News from
PRINCETON UNIVERSITY
Office of Communications
Stanhope Hall
Princeton, New Jersey 08544-5264
Telephone 609-258-3601; Fax 609-258-1301

Contact: Patricia Coen (609) 258-5764
Date: April 8, 1999
 

President of UN General Assembly to Speak on Administrative Reform

Princeton, N.J. -- Didier Opertti, president of the United Nations General Assembly, will give a talk titled "The United Nations: The Path to Administrative Reform" at Princeton University's Woodrow Wilson School of Public and International Affairs on Thursday, April 22, at 4:30 p.m. in Dodds Auditorium, Robertson Hall.

The General Assembly is the main deliberative organ of the United Nations, composed of representatives of all member states, each of which has one vote. Although the decisions of the assembly have no legally binding force for governments, they carry the weight of world opinion on major international issues.

Before Opertti was elected president of the General Assembly in 1998, he was the minister for foreign affairs of Uruguay. He had previously served as his country's minister of the interior and as its permanent ambassador to the Organization of American States (OAS) from 1988 to 1993. In that capacity, he was also president of the Permanent Council of the OAS (1990), and president of the Permanent Council's Commission of Juridical and Political Matters (1989).

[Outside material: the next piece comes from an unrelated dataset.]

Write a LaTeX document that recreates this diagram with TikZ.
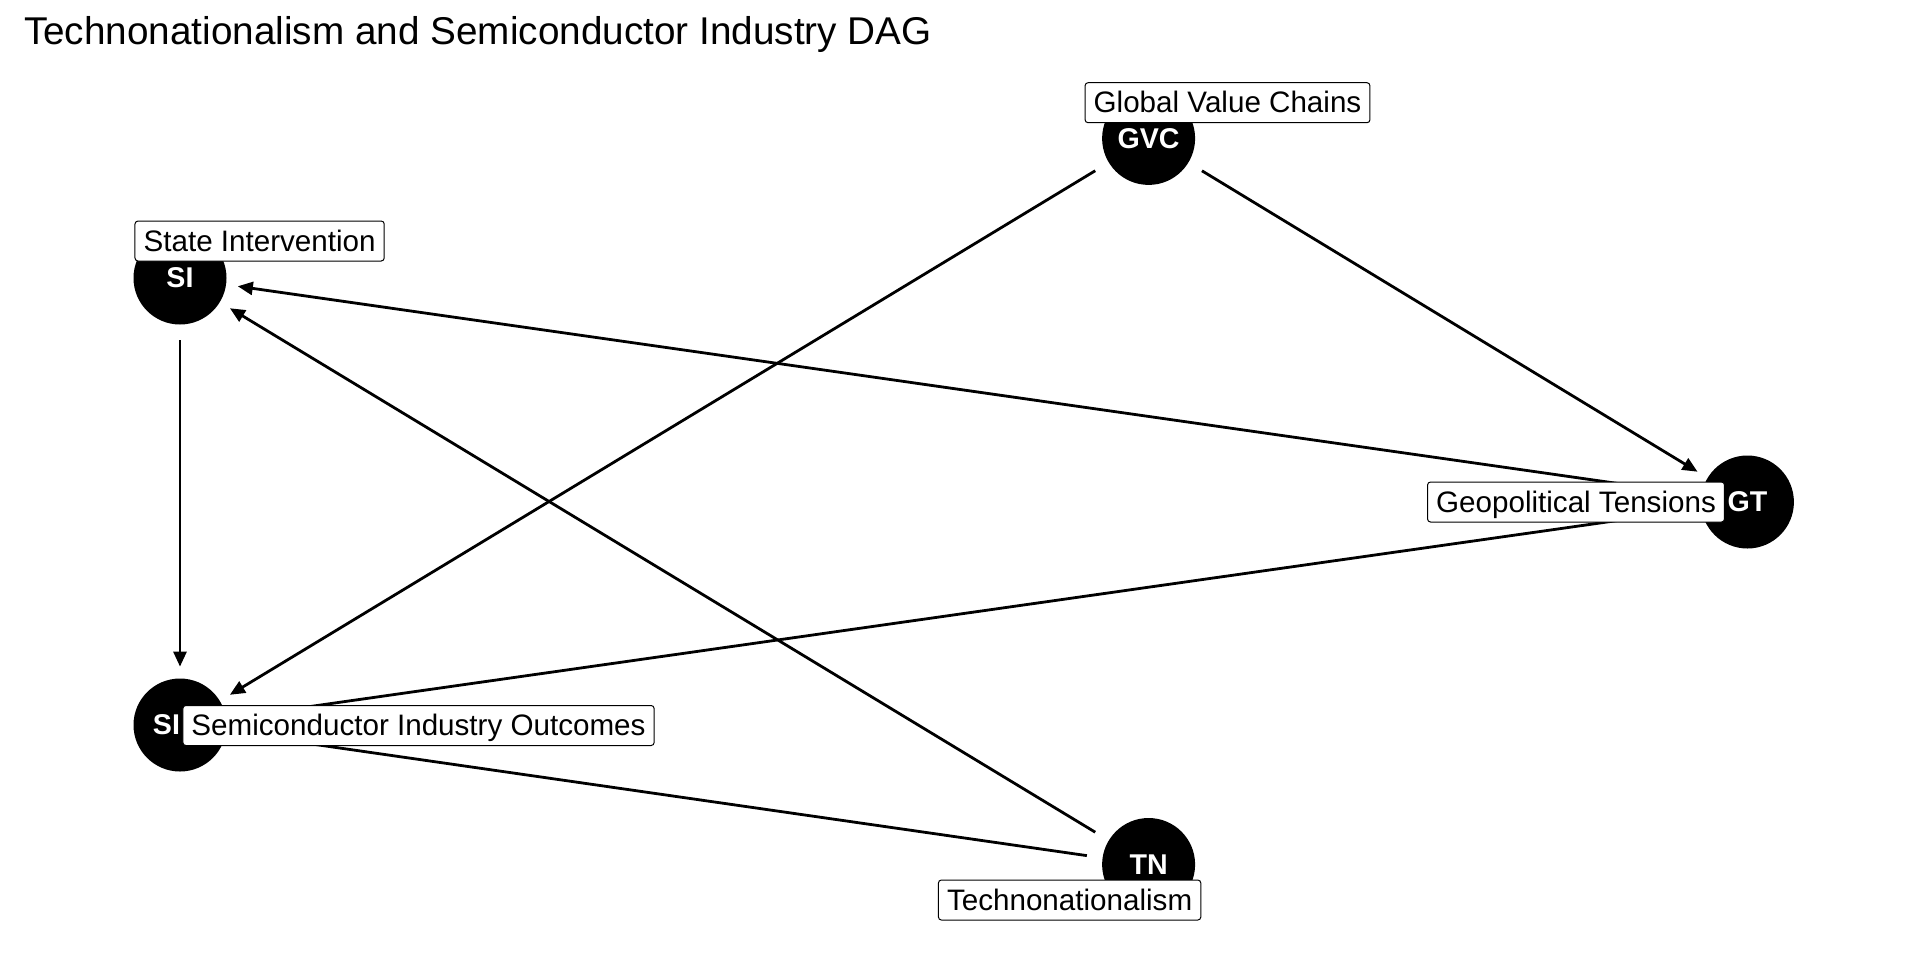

In the 1980s, Opertti was the Special Juridical Counsellor to the Inter-American Children's Institute (IIN), where he worked on international private law matters related to minors and the family, including the civil and criminal aspects of such issues as international adoption of children, food subsidies, international restitution of children and the international kidnapping of children.

His talk is being sponsored by the Woodrow Wilson School.